Uma das clivagens ideológicas mais profundas é aquela que diz respeito à importância que se dá à desigualdade entre as pessoas. Segunda as ideologias igualitárias, uma sociedade com grandes assimetrias entre os indivíduos é uma má sociedade e devem-se lançar políticas de combate às desigualdades. Segundo as teses mais libertárias, as desigualdades são parte intrínseca das sociedades e tentativas de as corrigir acabam por causar mais danos que benefícios.
Na atualidade, esta é, aliás, uma das grandes diferenças entre os partidos políticos, uns que encaram a desigualdade como um grande problema, outros como uma questão marginal (desde que haja crescimento económico, tudo fica bem).
Há também muitas análises científicas às questões das desigualdades, estudando os efeitos destas no crescimento económico, na felicidade, na violência ou na esperança média de vida. Tipicamente, fortes desigualdades estão associadas à deterioração daquilo que consideramos bom, como a felicidade, a paz ou a esperança média de vida.

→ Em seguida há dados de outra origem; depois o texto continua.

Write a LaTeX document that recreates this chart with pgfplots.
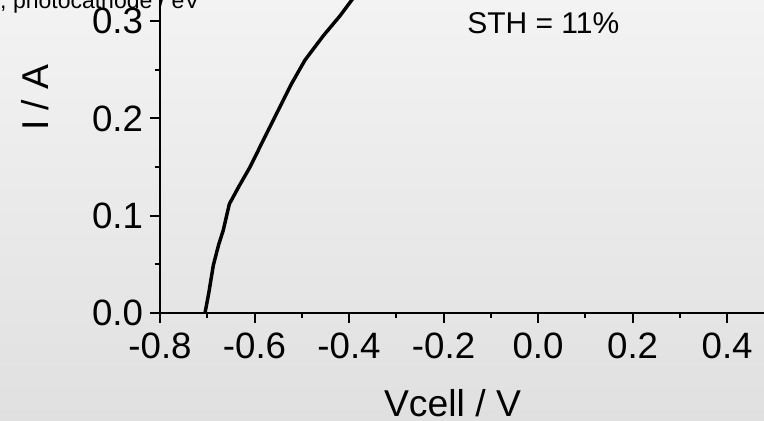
\documentclass[border=0pt]{standalone}
\usepackage{fontspec}
\setmainfont{Liberation Sans}
\usepackage{pgfplots}
\pgfplotsset{compat=1.18}
\definecolor{bgtop}{RGB}{243,243,243}
\definecolor{bgbot}{RGB}{224,224,224}

\begin{document}
\begin{tikzpicture}
% background, 764x421 px at 0.75pt per px
\shade[top color=bgtop, bottom color=bgbot] (0,0) rectangle (573pt,315.75pt);
\begin{scope}
\clip (0,0) rectangle (573pt,315.75pt);
\begin{axis}[
    at={(120pt,81pt)}, anchor=south west,
    scale only axis, width=453pt, height=234.75pt,
    xmin=-0.8, xmax=0.478, ymin=0, ymax=0.3217,
    axis lines=left, axis line style={-, line width=2.2pt},
    xtick={-0.8,-0.6,-0.4,-0.2,0,0.2,0.4}, minor x tick num=1,
    ytick={0,0.1,0.2,0.3}, minor y tick num=1,
    tick align=outside, major tick length=7.5pt, minor tick length=4pt,
    tick style={black, line width=1.5pt},
    tick label style={font=\fontsize{27.5}{32}\selectfont, inner sep=0pt},
    xticklabel style={yshift=-7.5pt},
    yticklabel style={xshift=-5pt},
    /pgf/number format/fixed, /pgf/number format/fixed zerofill,
    /pgf/number format/precision=1, /pgf/number format/assume math mode=true,
]
\addplot[black, line width=2.6pt, mark=none] coordinates {
    (-0.7048,0.0)(-0.697,0.02)(-0.6872,0.049)(-0.676,0.07)(-0.666,0.0853)
    (-0.6554,0.1076)(-0.6533,0.112)(-0.632,0.131)(-0.6095,0.150)
    (-0.574,0.185)(-0.546,0.212)(-0.5213,0.236)(-0.4931,0.260)
    (-0.4544,0.285)(-0.419,0.3055)(-0.3942,0.3217)(-0.37,0.335)
};
\end{axis}
\node[anchor=base east, inner sep=0, font=\fontsize{17.25}{20}\selectfont] at (150pt,309pt) {, photocathode / eV};
\node[anchor=base west, inner sep=0, font=\fontsize{22.5}{26}\selectfont] at (350.25pt,290.75pt) {STH = 11\%};
\node[anchor=base, inner sep=0, font=\fontsize{28}{32}\selectfont] at (339.4pt,3pt) {Vcell / V};
\node[anchor=base, rotate=90, inner sep=0, font=\fontsize{28}{32}\selectfont] at (36pt,242.6pt) {I / A};
\end{scope}
\pgfresetboundingbox
\useasboundingbox (0,0) rectangle (573pt,315.75pt);
\end{tikzpicture}
\end{document}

Há até estudos que tentaram perceber quanta desigualdade seria a ideal. É o caso de um estudo conduzido por Michael Norton e Dan Ariely que, usando uma amostra representativa de cidadãos dos EUA, indagaram o que seria uma desigualdade desejável, e aquela que as pessoas acreditavam existir. Os resultados foram expressivos: as pessoas achavam aceitável que os 20% mais ricos detivessem cerca de 30% da riqueza nacional, enquanto acreditavam que, na realidade, esses mesmos 20% mais ricos detinham cerca de 60% da riqueza total. Ou seja, acreditavam que viviam numa sociedade muito mais desigual do que seria desejável. Mas há um dado adicional fundamental. Na realidade, os 20% mais ricos dos EUA não detêm 60% da riqueza nacional. Detêm 85%!

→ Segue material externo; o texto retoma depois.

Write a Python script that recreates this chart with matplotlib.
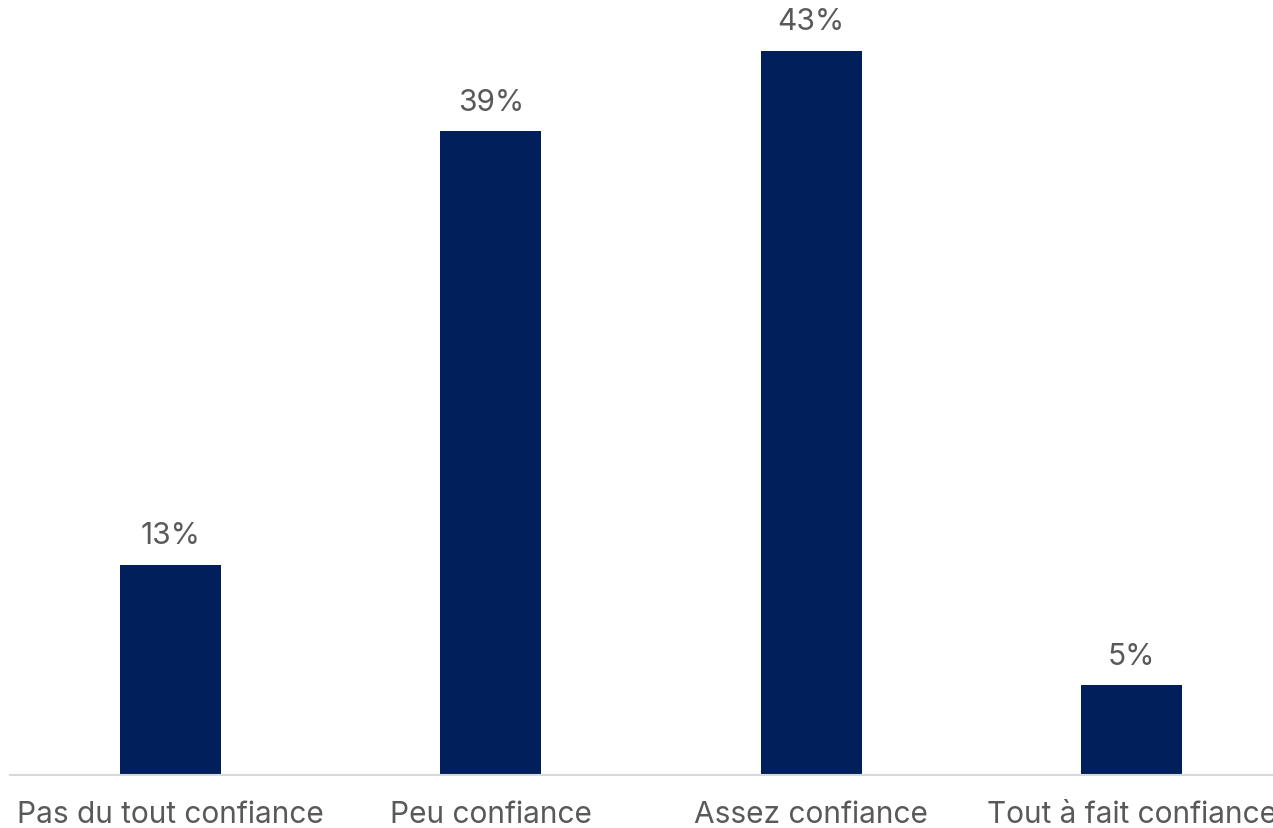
import matplotlib
matplotlib.use("Agg")
import matplotlib.pyplot as plt

categories = ["Pas du tout confiance", "Peu confiance", "Assez confiance", "Tout à fait confiance"]
values = [12.6, 38.6, 43.4, 5.4]

BAR_COLOR = "#001f5b"
TEXT_COLOR = "#595959"

plt.rcParams["font.family"] = ["Inter", "DejaVu Sans"]

W, H = 1273, 829
fig = plt.figure(figsize=(W / 100, H / 100), dpi=100)
# axes spans a bit past the right edge, as in the original
left, bottom = 10 / W, (H - 776) / H
ax = fig.add_axes([left, bottom, 1282 / W, 751 / H])

x = range(len(categories))
bars = ax.bar(x, values, width=0.315, color=BAR_COLOR)

for b, v in zip(bars, values):
    ax.annotate(f"{v:.0f}%", (b.get_x() + b.get_width() / 2, v),
                xytext=(0, 11), textcoords="offset points",
                ha="center", va="bottom", fontsize=21.5, color=TEXT_COLOR)

ax.set_xlim(-0.5, 3.5)
ax.set_ylim(0, 45)
ax.set_xticks(list(x))
ax.set_xticklabels(categories, fontsize=21.5, color=TEXT_COLOR)
ax.tick_params(axis="x", length=0, pad=18)
ax.set_yticks([])
for s in ["top", "right", "left"]:
    ax.spines[s].set_visible(False)
ax.spines["bottom"].set_color("#d9d9d9")
ax.spines["bottom"].set_linewidth(1.5)

fig.savefig("out.png", dpi=100)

Outros estudos têm-nos indicado que os 1% mais ricos do mundo detêm cerca de 50% da riqueza mundial. É o equivalente a uma pessoa comer metade do bolo, enquanto a outra metade é dividia pelas restantes 99 pessoas.

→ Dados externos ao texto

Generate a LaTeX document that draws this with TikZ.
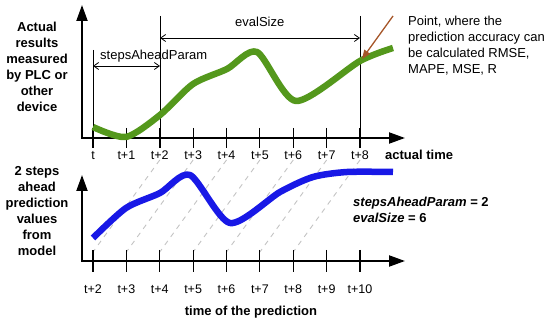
\documentclass[tikz,border=0pt]{standalone}
\usepackage{fontspec}
\setmainfont{Liberation Sans}
\usetikzlibrary{arrows.meta}
\definecolor{plcgreen}{RGB}{84,152,28}
\definecolor{predblue}{RGB}{24,24,230}
\definecolor{pointbrown}{RGB}{165,85,40}
\definecolor{guidegray}{RGB}{195,195,195}
\begin{document}
\begin{tikzpicture}[x=1pt,y=-1pt,
  axis/.style={line width=2pt,-{Triangle[length=16pt,width=11pt]}},
  tickline/.style={line width=1.1pt},
  vline/.style={line width=0.9pt},
  dimline/.style={line width=0.8pt,{Straight Barb[length=5pt,width=7pt]}-{Straight Barb[length=5pt,width=7pt]}},
  guide/.style={guidegray,line width=0.9pt,dash pattern=on 5pt off 5pt},
  curve/.style={line width=6.5pt,line join=round,smooth,tension=0.45},
  pointarrow/.style={pointbrown,line width=1.3pt,-{Triangle[length=9pt,width=7pt]}},
  ticklbl/.style={anchor=base,inner sep=0pt,font=\fontsize{12.5}{15}\selectfont},
  boldlbl/.style={inner sep=0pt,font=\fontsize{13}{16}\selectfont\bfseries},
  plainlbl/.style={inner sep=0pt,font=\fontsize{13}{16}\selectfont}
]
\useasboundingbox (0,0) rectangle (550,323);

% ---------- guide dashed lines ----------
\foreach \k in {2,...,8}{
  \coordinate (gtop\k) at (93+33.375*\k,160);
  \coordinate (gbot\k) at (93+33.375*\k-66.75,252);
  \draw[guide] (gtop\k) -- (gbot\k);
}

% ---------- top chart ----------
\coordinate (tyb) at (82,139);
\coordinate (tyt) at (82,5);
\coordinate (txl) at (81,138);
\coordinate (txr) at (405,138);
\draw[axis] (tyb) -- (tyt);
\draw[axis] (txl) -- (txr);
\foreach \k in {0,...,8}{
  \coordinate (tt\k a) at (93+33.375*\k,128);
  \coordinate (tt\k b) at (93+33.375*\k,148);
  \draw[tickline] (tt\k a) -- (tt\k b);
  \node[ticklbl] (tl\k) at (93+33.375*\k,160) {\ifnum\k=0 t\else t+\k\fi};
}
\node[ticklbl,anchor=base west,font=\fontsize{13}{16}\selectfont\bfseries] (acttime) at (385,160) {actual time};

% vertical markers
\coordinate (v0t) at (93,50);   \coordinate (v0b) at (93,148);
\coordinate (v2t) at (160,16);  \coordinate (v2b) at (160,148);
\coordinate (v8t) at (360,16);  \coordinate (v8b) at (360,148);
\draw[vline] (v0t) -- (v0b);
\draw[vline] (v2t) -- (v2b);
\draw[vline] (v8t) -- (v8b);

% dimension arrows
\coordinate (sa1) at (93,66);  \coordinate (sa2) at (160,66);
\draw[dimline] (sa1) -- (sa2);
\node[plainlbl,anchor=base west] (salbl) at (100,60) {stepsAheadParam};
\coordinate (es1) at (160,38); \coordinate (es2) at (360,38);
\draw[dimline] (es1) -- (es2);
\node[plainlbl,anchor=base west] (eslbl) at (235,27) {evalSize};

% measured curve
\draw[curve,plcgreen] plot coordinates {(93,127) (126,137) (160,115) (193,84) (227,69) (257,52) (296,101) (360,61) (393,48)};

% point arrow
\coordinate (pstart) at (393,16);
\coordinate (ppoint) at (362,59);
\draw[pointarrow] (pstart) -- (ppoint);

\node[plainlbl,anchor=north west,align=left] (pointtxt) at (408,15.7)
  {Point, where the\\prediction accuracy can\\be calculated RMSE,\\MAPE, MSE, R};

\node[boldlbl,anchor=north,align=center] (toptxt) at (37,21.7)
  {Actual\\results\\measured\\by PLC or\\other\\device};

% ---------- bottom chart ----------
\coordinate (byb) at (82,262);
\coordinate (byt) at (82,175);
\coordinate (bxl) at (81,261);
\coordinate (bxr) at (405,261);
\draw[axis] (byb) -- (byt);
\draw[axis] (bxl) -- (bxr);
\foreach \k in {2,...,10}{
  \coordinate (bt\k a) at (93+33.375*\k-66.75,250);
  \coordinate (bt\k b) at (93+33.375*\k-66.75,272);
  \draw[tickline] (bt\k a) -- (bt\k b);
  \node[ticklbl] (bl\k) at (93+33.375*\k-66.75,294) {t+\k};
}
\node[boldlbl,anchor=base] (predtime) at (251,316) {time of the prediction};

% prediction curve
\draw[curve,predblue] plot coordinates {(93,238) (126,208) (160,193) (190,175) (230,223) (280,192) (313,177) (347,172) (393,172)};

\node[boldlbl,anchor=north,align=center] (bottxt) at (37,166.7)
  {2 steps\\ahead\\prediction\\values\\from\\model};

\node[boldlbl,anchor=north west,align=left] (paramtxt) at (353,197.2)
  {\textit{stepsAheadParam} = 2\\\textit{evalSize} = 6};
\end{tikzpicture}
\end{document}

Ou seja, quer do ponto de vista ideológico, quer científico, há muitas razões para dizermos que existe desigualdade a mais nos países e no mundo. Porém, desde os anos 80 do século XX, tem-se assistido a um agravar das desigualdades dentro dos países, nomeadamente nos EUA e no RU, mas também na China e na Índia. Ou seja, ao mesmo tempo que se detecta que há muita desigualdade, ela tem-se vindo a agravar.
Há razões de natureza tecnológica que têm alimentado alguma dessa desigualdade, mas a questão é eminentemente política: têm sido tomadas decisões políticas que têm contribuído para o agravar dessas desigualdades. E o curioso é que essas medidas têm merecido o apoio não só dos que estão no lado bom das desigualdades (os mais ricos), mas também dos que, estando no lado mau da desigualdade, ambicionam apenas conseguir passar para o lado bom, não se preocupando com o atenuar as desigualdades sistémicas.
Na prática, qualquer que seja o sistema económico vigente, a geografia ou a época, é a existência da desigualdade que faz com que uns sejam ricos e outros pobres, uns favorecidos e outros desfavorecidos. E, muitas pessoas, mesmo tendo nascido pobres, ou sendo prejudicadas pelas políticas que agravam as desigualdades, acabam por votar nos partidos que defendem essas políticas, na esperança de enriquecerem e passarem a beneficiar das vantagens de existirem essas desigualdades. Enquanto tanta gente se deixar enredar pelos encantos de estar no lado bom da desigualdade, não percebendo que as probabilidades de lá chegar são tão grandes como as de acertarem no Euromilhões, muito dificilmente construiremos sociedades menos desequilibradas.